- _SHORT EXERCISE_: Reproduce exactly the lines below, from the first one through the line containing "const yTicks = [0, 50, 100, 150, 200, 250, 300, 350];", and omit any pictures.

- _INFORMATION PROVIDED_:
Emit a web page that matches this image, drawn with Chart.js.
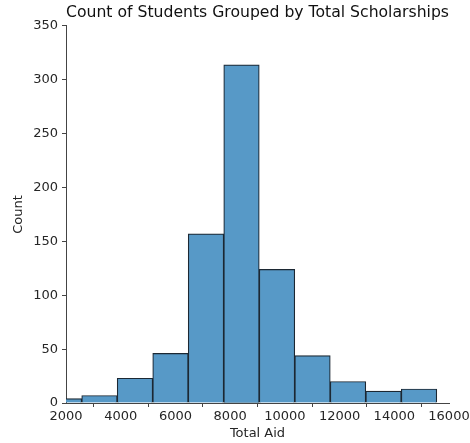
<!DOCTYPE html>
<html>
<head>
<meta charset="utf-8">
<script src="https://cdn.jsdelivr.net/npm/chart.js@4/dist/chart.umd.min.js"></script>
<style>
  html, body { margin: 0; padding: 0; background: #fff; }
  #wrap { width: 470px; height: 443px; }
</style>
</head>
<body>
<div id="wrap"><canvas id="hist"></canvas></div>
<script>
// --- Data ---
const binEdges = [1276, 2574, 3872, 5170, 6468, 7766, 9064, 10362, 11660, 12958, 14256, 15554];
const counts = [4, 7, 23, 46, 157, 314, 124, 44, 20, 11, 13];
const xTicks = [2000, 4000, 6000, 8000, 10000, 12000, 14000, 16000];
const yTicks = [0, 50, 100, 150, 200, 250, 300, 350];

// bars sit at the middle of each bin
const points = counts.map((c, i) => ({ x: (binEdges[i] + binEdges[i + 1]) / 2, y: c }));

const font = 'DejaVu Sans';
const ink = '#262626';

// --- Chart ---
const ctx = document.getElementById('hist').getContext('2d');
new Chart(ctx, {
  type: 'bar',
  data: {
    datasets: [{
      data: points,
      backgroundColor: '#5799c7',
      borderColor: '#1c2833',
      borderWidth: 1.2,
      barPercentage: 1,
      categoryPercentage: 1,
      clip: 0
    }]
  },
  options: {
    responsive: true,
    maintainAspectRatio: false,
    animation: false,
    layout: { padding: { left: 0, right: 21, top: 0, bottom: 0 } },
    plugins: {
      legend: { display: false },
      tooltip: { enabled: false },
      title: {
        display: true,
        fullSize: false,
        text: 'Count of Students Grouped by Total Scholarships',
        color: '#111',
        font: { family: font, size: 16.4, weight: 'normal' },
        padding: { top: 3, bottom: 3.3 }
      }
    },
    scales: {
      x: {
        type: 'linear',
        min: xTicks[0],
        max: xTicks[xTicks.length - 1],
        offset: false,
        afterBuildTicks: s => { s.ticks = xTicks.map(v => ({ value: v })); },
        afterFit: s => { s.height = 40; s.paddingRight = 0; s.paddingLeft = 0; },
        ticks: { color: ink, font: { family: font, size: 13 }, padding: 2, maxRotation: 0, autoSkip: false, callback: v => String(v) },
        grid: { display: true, drawOnChartArea: false, drawTicks: true, tickLength: 4, tickColor: '#444', tickWidth: 1 },
        border: { display: true, color: '#444', width: 1 },
        title: { display: true, text: 'Total Aid', color: ink, font: { family: font, size: 13 }, padding: { top: 0, bottom: 2 } }
      },
      y: {
        min: yTicks[0],
        max: yTicks[yTicks.length - 1],
        afterBuildTicks: s => { s.ticks = yTicks.map(v => ({ value: v })); },
        afterFit: s => { s.width = 66; },
        ticks: { color: ink, font: { family: font, size: 13 }, padding: 4, callback: v => String(v) },
        grid: { display: true, drawOnChartArea: false, drawTicks: true, tickLength: 4, tickColor: '#444', tickWidth: 1 },
        border: { display: true, color: '#444', width: 1 },
        title: { display: true, text: 'Count', color: ink, font: { family: font, size: 13 }, padding: { top: 11, bottom: 0 } }
      }
    }
  }
});
</script>
</body>
</html>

- _OUTPUT FOR THIS EXERCISE_:
Emit a web page that matches this image, drawn with Chart.js.
<!DOCTYPE html>
<html>
<head>
<meta charset="utf-8">
<script src="https://cdn.jsdelivr.net/npm/chart.js@4/dist/chart.umd.min.js"></script>
<style>
  html, body { margin: 0; padding: 0; background: #fff; }
  #wrap { width: 470px; height: 443px; }
</style>
</head>
<body>
<div id="wrap"><canvas id="hist"></canvas></div>
<script>
// --- Data ---
const binEdges = [1276, 2574, 3872, 5170, 6468, 7766, 9064, 10362, 11660, 12958, 14256, 15554];
const counts = [4, 7, 23, 46, 157, 314, 124, 44, 20, 11, 13];
const xTicks = [2000, 4000, 6000, 8000, 10000, 12000, 14000, 16000];
const yTicks = [0, 50, 100, 150, 200, 250, 300, 350];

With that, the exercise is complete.